* **AIM**: Quote word for word the lines below, beginning with the first and ending with the one that has "from matplotlib.ticker import". Drop the pictures.

* **SOURCE MATERIAL**:

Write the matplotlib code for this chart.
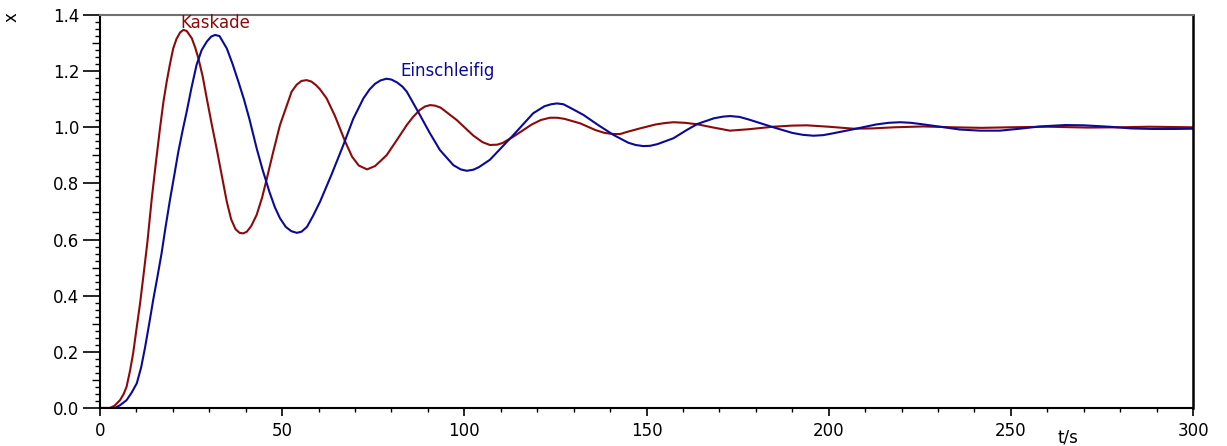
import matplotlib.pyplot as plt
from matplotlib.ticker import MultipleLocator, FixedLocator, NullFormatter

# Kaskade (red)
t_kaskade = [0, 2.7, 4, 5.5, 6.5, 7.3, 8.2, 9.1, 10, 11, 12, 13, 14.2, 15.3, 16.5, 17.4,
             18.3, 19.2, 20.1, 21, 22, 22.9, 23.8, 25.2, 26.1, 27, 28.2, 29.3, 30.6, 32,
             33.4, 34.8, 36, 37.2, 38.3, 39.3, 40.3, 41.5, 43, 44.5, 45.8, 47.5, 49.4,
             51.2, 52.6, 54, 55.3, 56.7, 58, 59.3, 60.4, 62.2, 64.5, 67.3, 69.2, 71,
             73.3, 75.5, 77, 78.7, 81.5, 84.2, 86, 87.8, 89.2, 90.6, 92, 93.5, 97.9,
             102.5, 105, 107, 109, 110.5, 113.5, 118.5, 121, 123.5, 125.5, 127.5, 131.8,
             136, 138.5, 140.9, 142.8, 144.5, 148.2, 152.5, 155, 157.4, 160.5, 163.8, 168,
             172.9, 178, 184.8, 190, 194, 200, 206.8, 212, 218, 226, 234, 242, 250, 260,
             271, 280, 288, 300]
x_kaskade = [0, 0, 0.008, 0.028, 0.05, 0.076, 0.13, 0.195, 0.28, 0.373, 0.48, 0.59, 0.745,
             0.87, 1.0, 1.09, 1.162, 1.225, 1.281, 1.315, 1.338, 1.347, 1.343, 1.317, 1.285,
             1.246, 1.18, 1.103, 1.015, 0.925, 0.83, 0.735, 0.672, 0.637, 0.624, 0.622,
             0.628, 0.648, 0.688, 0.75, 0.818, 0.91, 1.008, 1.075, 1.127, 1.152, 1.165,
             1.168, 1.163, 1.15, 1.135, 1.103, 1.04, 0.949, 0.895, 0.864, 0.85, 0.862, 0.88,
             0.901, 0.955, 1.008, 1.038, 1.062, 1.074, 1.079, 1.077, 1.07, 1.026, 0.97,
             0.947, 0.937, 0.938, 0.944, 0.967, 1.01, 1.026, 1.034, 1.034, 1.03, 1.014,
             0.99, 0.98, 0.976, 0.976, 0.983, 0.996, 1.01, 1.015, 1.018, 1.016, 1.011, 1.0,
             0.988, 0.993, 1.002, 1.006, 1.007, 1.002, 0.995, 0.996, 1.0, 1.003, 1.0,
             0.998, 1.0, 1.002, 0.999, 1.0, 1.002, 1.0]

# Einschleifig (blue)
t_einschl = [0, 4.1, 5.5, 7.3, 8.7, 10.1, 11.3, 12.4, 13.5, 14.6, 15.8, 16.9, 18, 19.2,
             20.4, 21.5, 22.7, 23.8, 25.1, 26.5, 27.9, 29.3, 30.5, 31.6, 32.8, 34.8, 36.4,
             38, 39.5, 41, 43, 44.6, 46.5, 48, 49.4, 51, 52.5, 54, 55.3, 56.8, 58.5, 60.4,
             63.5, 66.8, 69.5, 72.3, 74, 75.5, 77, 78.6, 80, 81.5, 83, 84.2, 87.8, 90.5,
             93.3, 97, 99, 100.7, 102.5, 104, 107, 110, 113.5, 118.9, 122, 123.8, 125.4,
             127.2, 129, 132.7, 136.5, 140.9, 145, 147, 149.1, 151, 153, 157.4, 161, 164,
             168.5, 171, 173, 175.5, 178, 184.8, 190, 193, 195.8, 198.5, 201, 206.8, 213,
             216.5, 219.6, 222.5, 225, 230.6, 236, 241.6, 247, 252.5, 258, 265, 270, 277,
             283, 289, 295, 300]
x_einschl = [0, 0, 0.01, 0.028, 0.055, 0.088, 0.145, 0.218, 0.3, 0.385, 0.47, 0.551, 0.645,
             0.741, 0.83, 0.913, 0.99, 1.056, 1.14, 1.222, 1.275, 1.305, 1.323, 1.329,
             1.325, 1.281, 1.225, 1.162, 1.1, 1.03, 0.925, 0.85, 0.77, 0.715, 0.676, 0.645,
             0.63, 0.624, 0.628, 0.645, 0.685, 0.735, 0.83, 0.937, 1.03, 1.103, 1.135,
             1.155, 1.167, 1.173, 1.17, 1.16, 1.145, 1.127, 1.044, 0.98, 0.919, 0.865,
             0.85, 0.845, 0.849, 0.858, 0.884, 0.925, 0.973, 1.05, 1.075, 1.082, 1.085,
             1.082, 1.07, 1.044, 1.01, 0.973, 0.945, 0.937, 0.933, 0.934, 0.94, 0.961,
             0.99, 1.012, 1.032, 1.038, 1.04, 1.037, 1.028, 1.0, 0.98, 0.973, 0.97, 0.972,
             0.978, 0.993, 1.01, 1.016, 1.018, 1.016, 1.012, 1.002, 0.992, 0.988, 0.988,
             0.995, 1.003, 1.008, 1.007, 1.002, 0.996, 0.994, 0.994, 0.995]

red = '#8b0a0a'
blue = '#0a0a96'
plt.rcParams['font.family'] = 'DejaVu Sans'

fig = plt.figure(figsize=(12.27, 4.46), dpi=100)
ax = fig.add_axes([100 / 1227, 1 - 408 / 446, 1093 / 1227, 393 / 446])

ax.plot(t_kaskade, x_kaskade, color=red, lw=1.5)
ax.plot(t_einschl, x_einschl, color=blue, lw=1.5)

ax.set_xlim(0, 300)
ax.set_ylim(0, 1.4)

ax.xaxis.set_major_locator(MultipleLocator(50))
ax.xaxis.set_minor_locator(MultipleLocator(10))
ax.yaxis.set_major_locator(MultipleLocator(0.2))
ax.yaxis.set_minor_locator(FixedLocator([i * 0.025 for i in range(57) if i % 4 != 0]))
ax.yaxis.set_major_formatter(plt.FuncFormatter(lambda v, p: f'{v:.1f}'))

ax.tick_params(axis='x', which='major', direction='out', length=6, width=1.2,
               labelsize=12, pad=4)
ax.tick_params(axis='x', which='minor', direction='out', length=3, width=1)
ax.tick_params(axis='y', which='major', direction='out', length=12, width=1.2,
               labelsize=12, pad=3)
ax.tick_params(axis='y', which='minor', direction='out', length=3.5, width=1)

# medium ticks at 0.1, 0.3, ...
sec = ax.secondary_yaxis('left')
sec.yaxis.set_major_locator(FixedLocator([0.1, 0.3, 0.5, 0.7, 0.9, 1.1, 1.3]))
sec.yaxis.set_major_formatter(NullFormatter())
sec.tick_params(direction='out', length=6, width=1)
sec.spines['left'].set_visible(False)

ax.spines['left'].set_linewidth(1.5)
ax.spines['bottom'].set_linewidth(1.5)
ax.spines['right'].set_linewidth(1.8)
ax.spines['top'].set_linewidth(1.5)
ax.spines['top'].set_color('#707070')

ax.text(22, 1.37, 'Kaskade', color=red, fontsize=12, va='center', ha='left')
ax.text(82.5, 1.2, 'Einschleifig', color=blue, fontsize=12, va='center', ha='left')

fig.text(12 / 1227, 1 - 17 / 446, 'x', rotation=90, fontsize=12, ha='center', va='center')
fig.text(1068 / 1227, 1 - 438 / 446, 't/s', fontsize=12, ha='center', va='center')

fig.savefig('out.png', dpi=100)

* **ANSWER TO THIS TASK**:
Write the matplotlib code for this chart.
import matplotlib.pyplot as plt
from matplotlib.ticker import MultipleLocator, FixedLocator, NullFormatter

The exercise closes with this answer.